Direction: Reproduce each line of the material exactly, minus any picture.

Dataset content:
^^^^

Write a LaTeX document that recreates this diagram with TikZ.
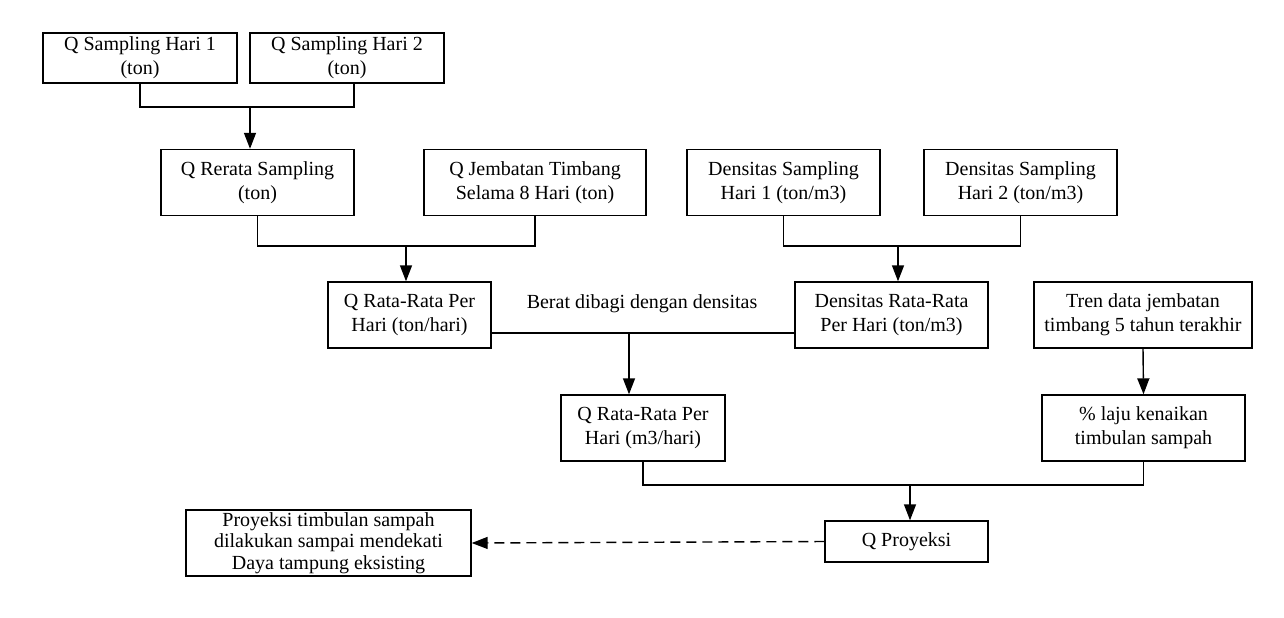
\documentclass[tikz,border=0pt]{standalone}
\usepackage{fontspec}
\setmainfont{Liberation Serif}
\usetikzlibrary{arrows.meta}

\begin{document}
\begin{tikzpicture}[x=0.5pt,y=-0.5pt,>={Triangle[length=8pt,width=6pt]},
    kotak/.style={draw,line width=0.7pt,align=center,inner sep=0pt,minimum width=96.5pt,minimum height=33pt},
    garis/.style={line width=0.7pt}]
  \useasboundingbox (0,0) rectangle (1284,617);
  % baris atas
  \node[kotak,minimum width=97pt,minimum height=25pt] (s1) at (140,58) {Q Sampling Hari 1\\(ton)};
  \node[kotak,minimum width=97pt,minimum height=25pt] (s2) at (347,58) {Q Sampling Hari 2\\(ton)};
  \node[kotak] (rr) at (257.5,182.5) {Q Rerata Sampling\\(ton)};
  \node[kotak,minimum width=111pt] (jt) at (535,182.5) {Q Jembatan Timbang\\Selama 8 Hari (ton)};
  \node[kotak] (d1) at (783.5,182.5) {Densitas Sampling\\Hari 1 (ton/m3)};
  \node[kotak] (d2) at (1020.5,182.5) {Densitas Sampling\\Hari 2 (ton/m3)};
  % rata-rata
  \node[kotak,minimum width=81.5pt] (qt) at (409.5,315) {Q Rata-Rata Per\\Hari (ton/hari)};
  \node[kotak] (dr) at (891.5,315) {Densitas Rata-Rata\\Per Hari (ton/m3)};
  \node[kotak,minimum width=109pt] (tr) at (1143,315) {Tren data jembatan\\timbang 5 tahun terakhir};
  \node (lbl) at (642,304) {Berat dibagi dengan densitas};
  \node[kotak,minimum width=82pt] (qm) at (643,428) {Q Rata-Rata Per\\Hari (m3/hari)};
  \node[kotak,minimum width=101.5pt] (lj) at (1143.5,428) {\% laju kenaikan\\timbulan sampah};
  % proyeksi
  \node[kotak,minimum width=81.5pt,minimum height=20.5pt] (qp) at (906.5,541.5) {Q Proyeksi};
  \node[kotak,minimum width=142.5pt,font=\fontsize{10}{10.8}\selectfont] (pr) at (328.5,543) {Proyeksi timbulan sampah\\dilakukan sampai mendekati\\Daya tampung eksisting};

  \coordinate (j1) at (250,107);
  \coordinate (j2) at (406,246);
  \coordinate (j3) at (898,246);
  \coordinate (j4) at (629,333);
  \coordinate (j5) at (910,485);

  \draw[garis] (s1.south) |- (j1) -| ([xshift=3.5pt]s2.south);
  \draw[garis,->] (j1) -- (j1 |- rr.north);
  \draw[garis] (rr.south) |- (j2) -| (jt.south);
  \draw[garis,->] (j2) -- (j2 |- qt.north);
  \draw[garis] (d1.south) |- (j3) -| (d2.south);
  \draw[garis,->] (j3) -- (j3 |- dr.north);
  \draw[garis] (qt.east |- j4) -- (dr.west |- j4);
  \draw[garis,->] (j4) -- (j4 |- qm.north);
  \draw[garis,->] (tr.south) -- (lj.north);
  \draw[garis] (qm.south) |- (j5) -| (lj.south);
  \draw[garis,->] (j5) -- (j5 |- qp.north);
  \draw[garis,->,dash pattern=on 5pt off 3pt] (qp.west) -- (pr.east);
\end{tikzpicture}
\end{document}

^^^^

Answer to this exercise:
Write a LaTeX document that recreates this diagram with TikZ.
\documentclass[tikz,border=0pt]{standalone}
\usepackage{fontspec}
\setmainfont{Liberation Serif}
\usetikzlibrary{arrows.meta}

\begin{document}
\begin{tikzpicture}[x=0.5pt,y=-0.5pt,>={Triangle[length=8pt,width=6pt]},
    kotak/.style={draw,line width=0.7pt,align=center,inner sep=0pt,minimum width=96.5pt,minimum height=33pt},
    garis/.style={line width=0.7pt}]
  \useasboundingbox (0,0) rectangle (1284,617);
  % baris atas
  \node[kotak,minimum width=97pt,minimum height=25pt] (s1) at (140,58) {Q Sampling Hari 1\\(ton)};
  \node[kotak,minimum width=97pt,minimum height=25pt] (s2) at (347,58) {Q Sampling Hari 2\\(ton)};
  \node[kotak] (rr) at (257.5,182.5) {Q Rerata Sampling\\(ton)};
  \node[kotak,minimum width=111pt] (jt) at (535,182.5) {Q Jembatan Timbang\\Selama 8 Hari (ton)};
  \node[kotak] (d1) at (783.5,182.5) {Densitas Sampling\\Hari 1 (ton/m3)};
  \node[kotak] (d2) at (1020.5,182.5) {Densitas Sampling\\Hari 2 (ton/m3)};
  % rata-rata
  \node[kotak,minimum width=81.5pt] (qt) at (409.5,315) {Q Rata-Rata Per\\Hari (ton/hari)};
  \node[kotak] (dr) at (891.5,315) {Densitas Rata-Rata\\Per Hari (ton/m3)};
  \node[kotak,minimum width=109pt] (tr) at (1143,315) {Tren data jembatan\\timbang 5 tahun terakhir};
  \node (lbl) at (642,304) {Berat dibagi dengan densitas};
  \node[kotak,minimum width=82pt] (qm) at (643,428) {Q Rata-Rata Per\\Hari (m3/hari)};
  \node[kotak,minimum width=101.5pt] (lj) at (1143.5,428) {\% laju kenaikan\\timbulan sampah};
  % proyeksi
  \node[kotak,minimum width=81.5pt,minimum height=20.5pt] (qp) at (906.5,541.5) {Q Proyeksi};
  \node[kotak,minimum width=142.5pt,font=\fontsize{10}{10.8}\selectfont] (pr) at (328.5,543) {Proyeksi timbulan sampah\\dilakukan sampai mendekati\\Daya tampung eksisting};

  \coordinate (j1) at (250,107);
  \coordinate (j2) at (406,246);
  \coordinate (j3) at (898,246);
  \coordinate (j4) at (629,333);
  \coordinate (j5) at (910,485);

  \draw[garis] (s1.south) |- (j1) -| ([xshift=3.5pt]s2.south);
  \draw[garis,->] (j1) -- (j1 |- rr.north);
  \draw[garis] (rr.south) |- (j2) -| (jt.south);
  \draw[garis,->] (j2) -- (j2 |- qt.north);
  \draw[garis] (d1.south) |- (j3) -| (d2.south);
  \draw[garis,->] (j3) -- (j3 |- dr.north);
  \draw[garis] (qt.east |- j4) -- (dr.west |- j4);
  \draw[garis,->] (j4) -- (j4 |- qm.north);
  \draw[garis,->] (tr.south) -- (lj.north);
  \draw[garis] (qm.south) |- (j5) -| (lj.south);
  \draw[garis,->] (j5) -- (j5 |- qp.north);
  \draw[garis,->,dash pattern=on 5pt off 3pt] (qp.west) -- (pr.east);
\end{tikzpicture}
\end{document}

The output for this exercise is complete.